Public Park Management

As many of you know, my company privately operates public parks and recreation areas.  With costs 50-70% lower than government management, one would think that private operation would be on the table as an option when government recreation budgets face shortfalls**.  However, this is seldom true.  The reason is that you will almost never, ever, ever hear discussion of efficiency improvements in any discussion of public park budgets.  100% of any such discussion will be "how do we find new revenue streams", even when those revenue streams are one or even two orders of magnitude smaller than potential efficiency gains.  When costs have to be cut, they are cut solely by closures and service reductions.

Which is why I smiled when I read this article about Connecticut State Parks sent by a reader:

The effects of state budget cuts will soon be felt at Connecticut’s 109 state parks, including cutbacks in lifeguard staffing and park maintenance and the closure of three state campgrounds.

The $1.8 million in reductions to park operations will take effect after the July Fourth holiday weekend, and Robert Klee, commissioner of the Department of Energy and Environmental Protection, said he expects additional cost-cutting steps next spring. DEEP faces an overall $10 million reduction in funding from the state’s general fund.

“By carefully analyzing how and when the public uses our state park system, we will achieve the savings we need while keeping much of what we offer at our 109 parks open and available to the public,’ Klee said.

But park advocates argue these reductions point to the necessity of identifying additional revenue streams to help fund the parks.

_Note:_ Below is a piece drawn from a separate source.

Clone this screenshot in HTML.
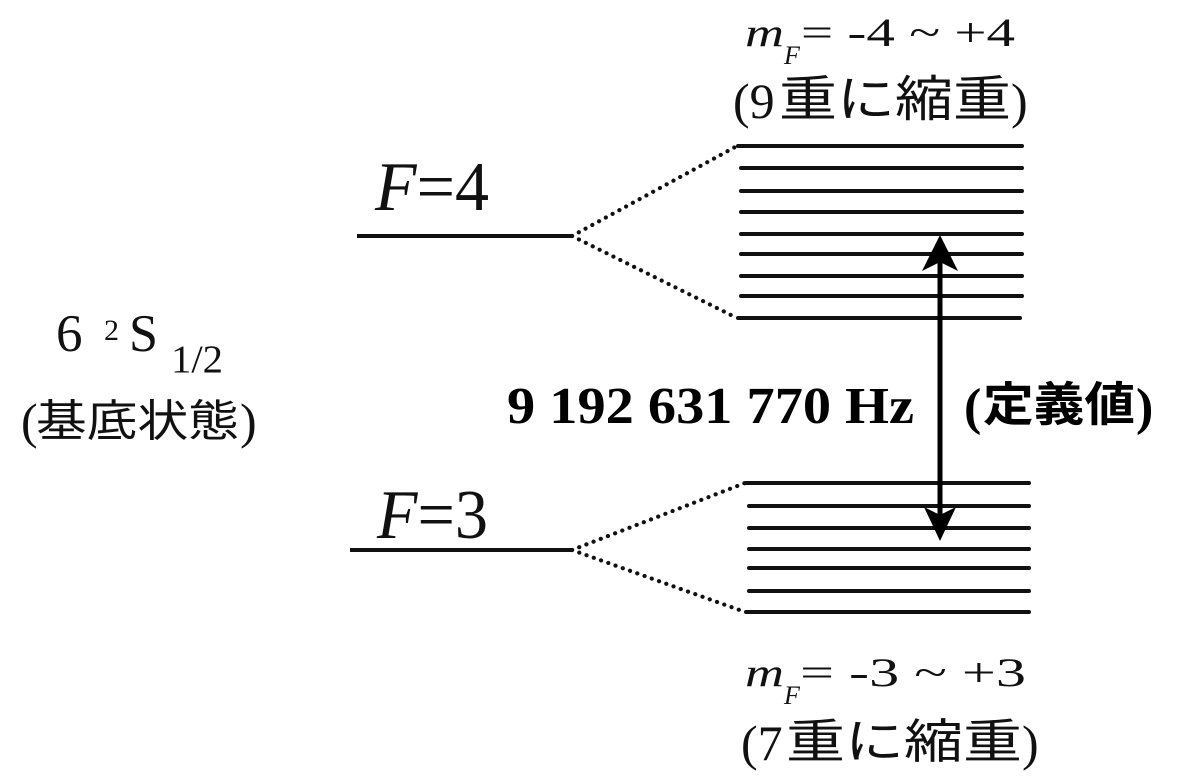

“This just underscores the need for these sustainability funds,” said state Sen. Ted Kennedy Jr., the Democratic co-chairman of the legislature’s Environment Committee. Kennedy and other lawmakers have proposed concepts over the years such as expanded park concessions, a tax on disposable plastic bags, higher park rental fees and sponsorships.

The only cost reductions discussed in the article are reductions in service days and hours.    If one were in private industry, one would approach this by identifying all the activities performed by the organization, such as bathroom cleaning and landscaping, and then look at benchmarks to see if others do it less expensively and then try to figure out how they do it less expensively and determine if those methods could be copied.  None of this ever occurs in the public sphere.  The several times I have suggested it in senior meetings, for example in California, the whole room goes quiet and looks at me like I am insane.

 

** In reality, every single government agency running parks has a shortfall, even when their budget is balanced.  Why?  Because virtually no agency, including the big ones like the National Park Service or California State Parks, fully cover all of their capital maintenance costs.  All these agencies have growing deferred maintenance accounts, even when they claim that budgets are nominally balanced.